* **Given request**:
Each entry below is to be written out exactly, and the pictures are to be left out.

>> Begin Records shown

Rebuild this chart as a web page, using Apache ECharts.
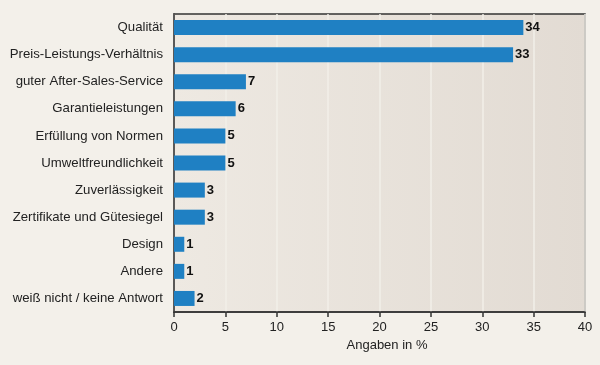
<!DOCTYPE html>
<html><head><meta charset="utf-8">
<script src="https://cdn.jsdelivr.net/npm/echarts@6/dist/echarts.min.js"></script>
<style>html,body{margin:0;padding:0;background:#f3f0ea;}#c{width:600px;height:365px;}</style>
</head><body><div id="c"></div>
<script>
const categories = ["Qualität","Preis-Leistungs-Verhältnis","guter After-Sales-Service","Garantieleistungen","Erfüllung von Normen","Umweltfreundlichkeit","Zuverlässigkeit","Zertifikate und Gütesiegel","Design","Andere","weiß nicht / keine Antwort"];
const values = [34,33,7,6,5,5,3,3,1,1,2];
const xTicks = [0,5,10,15,20,25,30,35,40];
const axisTitle = "Angaben in %";

const chart = echarts.init(document.getElementById('c'));
chart.setOption({
  backgroundColor: '#f3f0ea',
  animation: false,
  grid: {
    left: 174, right: 15, top: 14, bottom: 53,
    show: true,
    backgroundColor: new echarts.graphic.LinearGradient(0,0,1,0,[{offset:0,color:'#eee9e2'},{offset:1,color:'#e2dbd3'}]),
    borderColor: '#333', borderWidth: 1.5
  },
  xAxis: {
    type: 'value', min: xTicks[0], max: xTicks[xTicks.length-1], interval: 5,
    name: axisTitle, nameLocation: 'middle', nameGap: 25,
    nameTextStyle: {fontFamily: 'Liberation Sans, Arial', fontSize: 13, color: '#222', padding: [0,0,0,15]},
    axisLine: {show: true, lineStyle: {color: '#333', width: 1.5}},
    axisTick: {show: true, length: 5, inside: false, lineStyle: {color: '#333', width: 1.5}},
    axisLabel: {fontFamily: 'Liberation Sans, Arial', fontSize: 13, color: '#222', margin: 9},
    splitLine: {show: true, lineStyle: {color: '#f2efe9', width: 1.5}}
  },
  yAxis: {
    type: 'category', data: categories, inverse: true,
    axisLine: {show: true, lineStyle: {color: '#333', width: 1.5}},
    axisTick: {show: false},
    axisLabel: {fontFamily: 'Liberation Sans, Arial', fontSize: 13.2, color: '#222', margin: 11}
  },
  series: [{
    type: 'bar', data: values, barWidth: 15,
    itemStyle: {color: '#1f80c3'},
    label: {show: true, position: 'right', distance: 2, fontFamily: 'Liberation Sans, Arial', fontWeight: 'bold', fontSize: 13, color: '#111'}
  }]
});
</script></body></html>
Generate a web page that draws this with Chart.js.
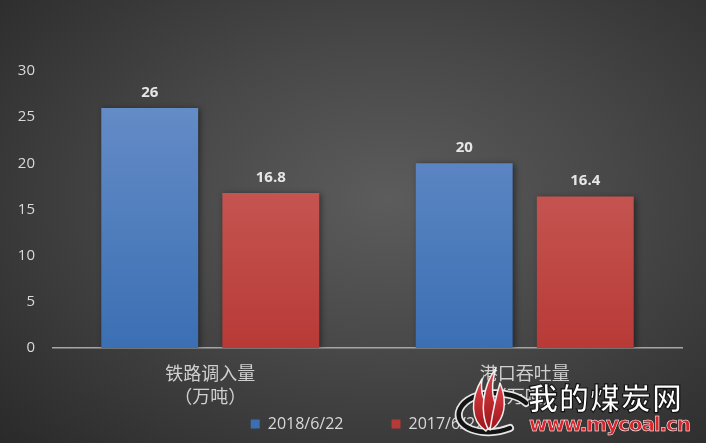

>> End Records shown

* **Result for this task**:
Rebuild this chart as a web page, using Apache ECharts.
<!DOCTYPE html>
<html><head><meta charset="utf-8">
<script src="https://cdn.jsdelivr.net/npm/echarts@6/dist/echarts.min.js"></script>
<style>html,body{margin:0;padding:0;background:#f3f0ea;}#c{width:600px;height:365px;}</style>
</head><body><div id="c"></div>
<script>
const categories = ["Qualität","Preis-Leistungs-Verhältnis","guter After-Sales-Service","Garantieleistungen","Erfüllung von Normen","Umweltfreundlichkeit","Zuverlässigkeit","Zertifikate und Gütesiegel","Design","Andere","weiß nicht / keine Antwort"];
const values = [34,33,7,6,5,5,3,3,1,1,2];
const xTicks = [0,5,10,15,20,25,30,35,40];
const axisTitle = "Angaben in %";

const chart = echarts.init(document.getElementById('c'));
chart.setOption({
  backgroundColor: '#f3f0ea',
  animation: false,
  grid: {
    left: 174, right: 15, top: 14, bottom: 53,
    show: true,
    backgroundColor: new echarts.graphic.LinearGradient(0,0,1,0,[{offset:0,color:'#eee9e2'},{offset:1,color:'#e2dbd3'}]),
    borderColor: '#333', borderWidth: 1.5
  },
  xAxis: {
    type: 'value', min: xTicks[0], max: xTicks[xTicks.length-1], interval: 5,
    name: axisTitle, nameLocation: 'middle', nameGap: 25,
    nameTextStyle: {fontFamily: 'Liberation Sans, Arial', fontSize: 13, color: '#222', padding: [0,0,0,15]},
    axisLine: {show: true, lineStyle: {color: '#333', width: 1.5}},
    axisTick: {show: true, length: 5, inside: false, lineStyle: {color: '#333', width: 1.5}},
    axisLabel: {fontFamily: 'Liberation Sans, Arial', fontSize: 13, color: '#222', margin: 9},
    splitLine: {show: true, lineStyle: {color: '#f2efe9', width: 1.5}}
  },
  yAxis: {
    type: 'category', data: categories, inverse: true,
    axisLine: {show: true, lineStyle: {color: '#333', width: 1.5}},
    axisTick: {show: false},
    axisLabel: {fontFamily: 'Liberation Sans, Arial', fontSize: 13.2, color: '#222', margin: 11}
  },
  series: [{
    type: 'bar', data: values, barWidth: 15,
    itemStyle: {color: '#1f80c3'},
    label: {show: true, position: 'right', distance: 2, fontFamily: 'Liberation Sans, Arial', fontWeight: 'bold', fontSize: 13, color: '#111'}
  }]
});
</script></body></html>
Generate a web page that draws this with Chart.js.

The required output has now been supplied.